What is being asked:
Pull out all lines from the listing below in which the word "chart" appears.

-- Dataset excerpt start --

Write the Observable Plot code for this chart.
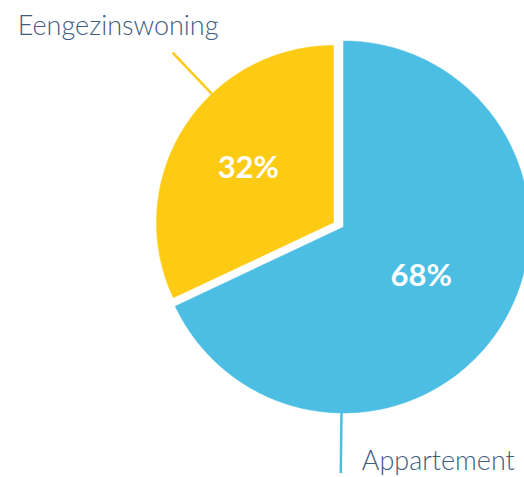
<!DOCTYPE html>
<html><head><meta charset="utf-8">
<script src="https://cdn.jsdelivr.net/npm/d3@7"></script>
<script src="https://cdn.jsdelivr.net/npm/@observablehq/plot@0.6"></script>
<style>body{margin:0;background:#fff} svg{display:block}</style>
</head><body><div id="chart"></div>
<script>
// ---- data ----
const categories = ["Appartement", "Eengezinswoning"];
const values = [68, 32];
const valueLabels = ["68%", "32%"];
const colors = ["#4cbee3", "#fdca14"];

// ---- layout (1 unit = radius of the blue slice) ----
const W = 524, H = 477;
const R = 186;               // px per unit
const cx0 = 343, cy0 = 226.5; // pixel position of the pie centre
const sliceCenter = [[0, 0], [-10 / R, -4.5 / R]];
const sliceRadius = [1, 177 / 186];
const labelRadius = [0.495, 0.57];
const leaderAngle = [Math.PI + 0.011, 2 * Math.PI - 0.758];
const leaderLength = [60 / R, 57 / R];
const nameOffset = [[21, -3], [-155, -18]];

const data = categories.map((c, i) => ({name: c, value: values[i], label: valueLabels[i], i}));
const arcs = d3.pie().sort(null).value(d => d.value)(data);

const polar = (i, r, a) => [sliceCenter[i][0] + r * Math.sin(a), sliceCenter[i][1] - r * Math.cos(a)];

const slicePts = [];
arcs.forEach(arc => {
  const i = arc.data.i, r = sliceRadius[i];
  const n = 240;
  slicePts.push({name: arc.data.name, x: sliceCenter[i][0], y: sliceCenter[i][1]});
  for (let k = 0; k <= n; k++) {
    const a = arc.startAngle + (arc.endAngle - arc.startAngle) * k / n;
    const [x, y] = polar(i, r, a);
    slicePts.push({name: arc.data.name, x, y});
  }
  slicePts.push({name: arc.data.name, x: sliceCenter[i][0], y: sliceCenter[i][1]});
});

const pctLabels = arcs.map(arc => {
  const i = arc.data.i;
  const mid = (arc.startAngle + arc.endAngle) / 2;
  const [x, y] = polar(i, sliceRadius[i] * labelRadius[i], mid);
  return {x, y, label: arc.data.label};
});

const leaders = arcs.map(arc => {
  const i = arc.data.i;
  const [x1, y1] = polar(i, sliceRadius[i], leaderAngle[i]);
  const [x2, y2] = polar(i, sliceRadius[i] + leaderLength[i], leaderAngle[i]);
  return {name: arc.data.name, x1, y1, x2, y2, dx: nameOffset[i][0], dy: nameOffset[i][1]};
});

const chart = Plot.plot({
  width: W, height: H,
  margin: 0,
  x: {type: "linear", domain: [-cx0 / R, (W - cx0) / R], range: [0, W], axis: null},
  y: {type: "linear", domain: [-cy0 / R, (H - cy0) / R], range: [0, H], axis: null},
  color: {domain: categories, range: colors},
  style: {background: "#fff"},
  marks: [
    Plot.line(slicePts, {x: "x", y: "y", z: "name", fill: "name", stroke: "name", strokeWidth: 0.5, curve: "linear-closed"}),
    Plot.link(leaders, {x1: "x1", y1: "y1", x2: "x2", y2: "y2", stroke: "name", strokeWidth: 2.5}),
    Plot.text(pctLabels, {x: "x", y: "y", text: "label", fill: "#fff", fontSize: 31, fontWeight: "bold",
      fontFamily: "Lato", lineAnchor: "middle", textAnchor: "middle"}),
    ...leaders.map(l => Plot.text([l], {x: "x2", y: "y2", text: "name", dx: l.dx, dy: l.dy,
      textAnchor: "start", lineAnchor: "bottom", fontSize: 27, fontWeight: 300, fontFamily: "Lato",
      fill: "#3f5d80", style: "letter-spacing:1.5px"}))
  ]
});
document.getElementById("chart").appendChild(chart);
</script>
</body></html>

-- Dataset excerpt end --

Completed exercise:
Write the Observable Plot code for this chart.
</head><body><div id="chart"></div>
const chart = Plot.plot({
document.getElementById("chart").appendChild(chart);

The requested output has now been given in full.